TASK DETAILS: Leave out every picture, then transcribe the rest of the listing exactly.
◇ ◇ ◇ ◇ ◇
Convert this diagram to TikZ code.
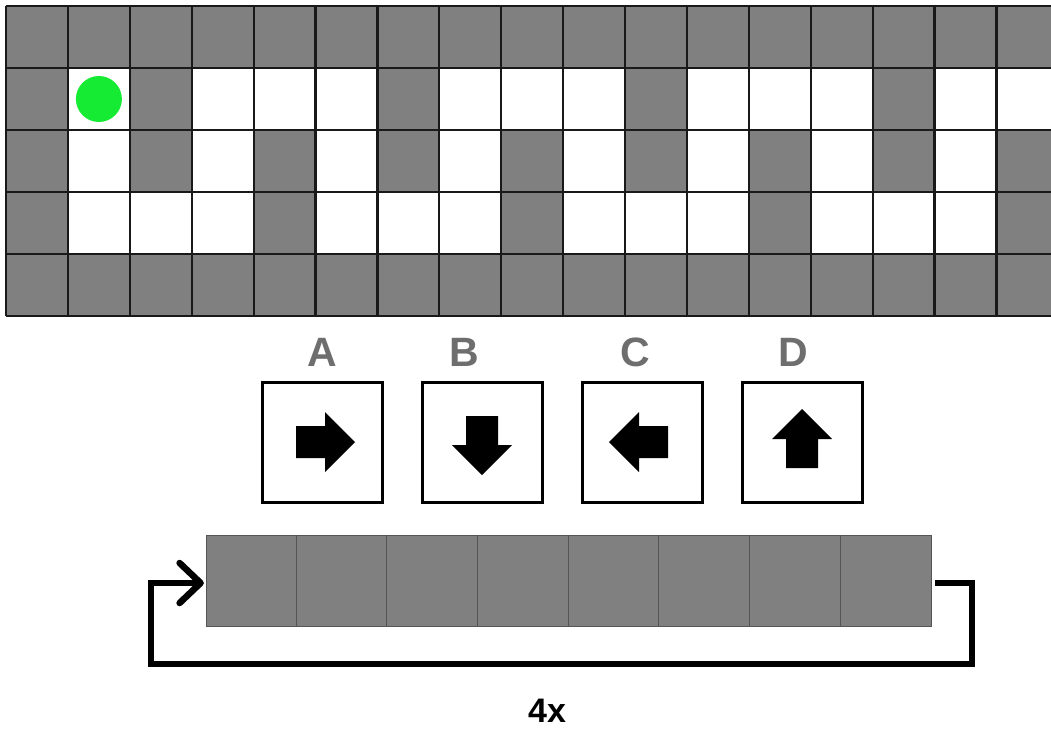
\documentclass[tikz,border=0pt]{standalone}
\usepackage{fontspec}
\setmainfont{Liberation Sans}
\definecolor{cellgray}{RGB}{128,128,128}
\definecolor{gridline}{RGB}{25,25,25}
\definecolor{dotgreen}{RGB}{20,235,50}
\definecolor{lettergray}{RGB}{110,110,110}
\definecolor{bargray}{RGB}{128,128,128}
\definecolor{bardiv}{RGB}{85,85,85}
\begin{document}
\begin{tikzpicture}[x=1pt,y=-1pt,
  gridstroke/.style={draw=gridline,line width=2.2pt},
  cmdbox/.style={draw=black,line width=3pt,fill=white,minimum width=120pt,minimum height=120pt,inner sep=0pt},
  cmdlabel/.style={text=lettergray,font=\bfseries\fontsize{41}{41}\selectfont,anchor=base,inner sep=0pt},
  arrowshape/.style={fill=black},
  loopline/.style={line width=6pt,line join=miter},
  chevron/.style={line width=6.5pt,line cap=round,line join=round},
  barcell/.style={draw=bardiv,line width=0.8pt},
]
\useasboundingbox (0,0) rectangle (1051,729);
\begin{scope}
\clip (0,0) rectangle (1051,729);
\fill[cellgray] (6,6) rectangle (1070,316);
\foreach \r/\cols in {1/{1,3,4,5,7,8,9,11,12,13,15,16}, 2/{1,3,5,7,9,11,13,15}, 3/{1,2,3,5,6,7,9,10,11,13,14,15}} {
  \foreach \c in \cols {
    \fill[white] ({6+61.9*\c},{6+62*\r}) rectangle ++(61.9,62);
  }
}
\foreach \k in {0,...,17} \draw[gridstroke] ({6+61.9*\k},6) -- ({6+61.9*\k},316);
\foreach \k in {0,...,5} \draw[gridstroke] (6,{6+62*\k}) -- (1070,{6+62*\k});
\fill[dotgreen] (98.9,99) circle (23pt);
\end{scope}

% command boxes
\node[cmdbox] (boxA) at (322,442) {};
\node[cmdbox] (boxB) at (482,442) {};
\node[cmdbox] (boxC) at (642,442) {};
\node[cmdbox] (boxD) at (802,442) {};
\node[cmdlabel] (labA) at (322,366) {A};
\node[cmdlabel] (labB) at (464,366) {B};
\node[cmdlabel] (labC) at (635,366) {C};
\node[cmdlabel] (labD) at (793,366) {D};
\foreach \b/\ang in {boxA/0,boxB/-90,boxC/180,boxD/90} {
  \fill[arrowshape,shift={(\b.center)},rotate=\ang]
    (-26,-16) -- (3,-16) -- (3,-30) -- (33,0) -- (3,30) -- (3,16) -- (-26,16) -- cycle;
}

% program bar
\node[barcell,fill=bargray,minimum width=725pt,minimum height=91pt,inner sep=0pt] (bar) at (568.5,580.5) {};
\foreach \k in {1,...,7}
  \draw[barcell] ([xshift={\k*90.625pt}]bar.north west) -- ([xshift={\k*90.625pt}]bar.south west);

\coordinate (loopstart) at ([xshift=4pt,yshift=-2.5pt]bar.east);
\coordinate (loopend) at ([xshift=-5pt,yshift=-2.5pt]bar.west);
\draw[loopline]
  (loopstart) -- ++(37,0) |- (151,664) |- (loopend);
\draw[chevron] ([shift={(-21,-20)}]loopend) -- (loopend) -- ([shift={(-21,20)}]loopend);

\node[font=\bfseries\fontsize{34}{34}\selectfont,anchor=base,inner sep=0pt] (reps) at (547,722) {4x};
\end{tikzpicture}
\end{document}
◇ ◇ ◇ ◇ ◇
EXERCISE RESULT:
Convert this diagram to TikZ code.
\documentclass[tikz,border=0pt]{standalone}
\usepackage{fontspec}
\setmainfont{Liberation Sans}
\definecolor{cellgray}{RGB}{128,128,128}
\definecolor{gridline}{RGB}{25,25,25}
\definecolor{dotgreen}{RGB}{20,235,50}
\definecolor{lettergray}{RGB}{110,110,110}
\definecolor{bargray}{RGB}{128,128,128}
\definecolor{bardiv}{RGB}{85,85,85}
\begin{document}
\begin{tikzpicture}[x=1pt,y=-1pt,
  gridstroke/.style={draw=gridline,line width=2.2pt},
  cmdbox/.style={draw=black,line width=3pt,fill=white,minimum width=120pt,minimum height=120pt,inner sep=0pt},
  cmdlabel/.style={text=lettergray,font=\bfseries\fontsize{41}{41}\selectfont,anchor=base,inner sep=0pt},
  arrowshape/.style={fill=black},
  loopline/.style={line width=6pt,line join=miter},
  chevron/.style={line width=6.5pt,line cap=round,line join=round},
  barcell/.style={draw=bardiv,line width=0.8pt},
]
\useasboundingbox (0,0) rectangle (1051,729);
\begin{scope}
\clip (0,0) rectangle (1051,729);
\fill[cellgray] (6,6) rectangle (1070,316);
\foreach \r/\cols in {1/{1,3,4,5,7,8,9,11,12,13,15,16}, 2/{1,3,5,7,9,11,13,15}, 3/{1,2,3,5,6,7,9,10,11,13,14,15}} {
  \foreach \c in \cols {
    \fill[white] ({6+61.9*\c},{6+62*\r}) rectangle ++(61.9,62);
  }
}
\foreach \k in {0,...,17} \draw[gridstroke] ({6+61.9*\k},6) -- ({6+61.9*\k},316);
\foreach \k in {0,...,5} \draw[gridstroke] (6,{6+62*\k}) -- (1070,{6+62*\k});
\fill[dotgreen] (98.9,99) circle (23pt);
\end{scope}

% command boxes
\node[cmdbox] (boxA) at (322,442) {};
\node[cmdbox] (boxB) at (482,442) {};
\node[cmdbox] (boxC) at (642,442) {};
\node[cmdbox] (boxD) at (802,442) {};
\node[cmdlabel] (labA) at (322,366) {A};
\node[cmdlabel] (labB) at (464,366) {B};
\node[cmdlabel] (labC) at (635,366) {C};
\node[cmdlabel] (labD) at (793,366) {D};
\foreach \b/\ang in {boxA/0,boxB/-90,boxC/180,boxD/90} {
  \fill[arrowshape,shift={(\b.center)},rotate=\ang]
    (-26,-16) -- (3,-16) -- (3,-30) -- (33,0) -- (3,30) -- (3,16) -- (-26,16) -- cycle;
}

% program bar
\node[barcell,fill=bargray,minimum width=725pt,minimum height=91pt,inner sep=0pt] (bar) at (568.5,580.5) {};
\foreach \k in {1,...,7}
  \draw[barcell] ([xshift={\k*90.625pt}]bar.north west) -- ([xshift={\k*90.625pt}]bar.south west);

\coordinate (loopstart) at ([xshift=4pt,yshift=-2.5pt]bar.east);
\coordinate (loopend) at ([xshift=-5pt,yshift=-2.5pt]bar.west);
\draw[loopline]
  (loopstart) -- ++(37,0) |- (151,664) |- (loopend);
\draw[chevron] ([shift={(-21,-20)}]loopend) -- (loopend) -- ([shift={(-21,20)}]loopend);

\node[font=\bfseries\fontsize{34}{34}\selectfont,anchor=base,inner sep=0pt] (reps) at (547,722) {4x};
\end{tikzpicture}
\end{document}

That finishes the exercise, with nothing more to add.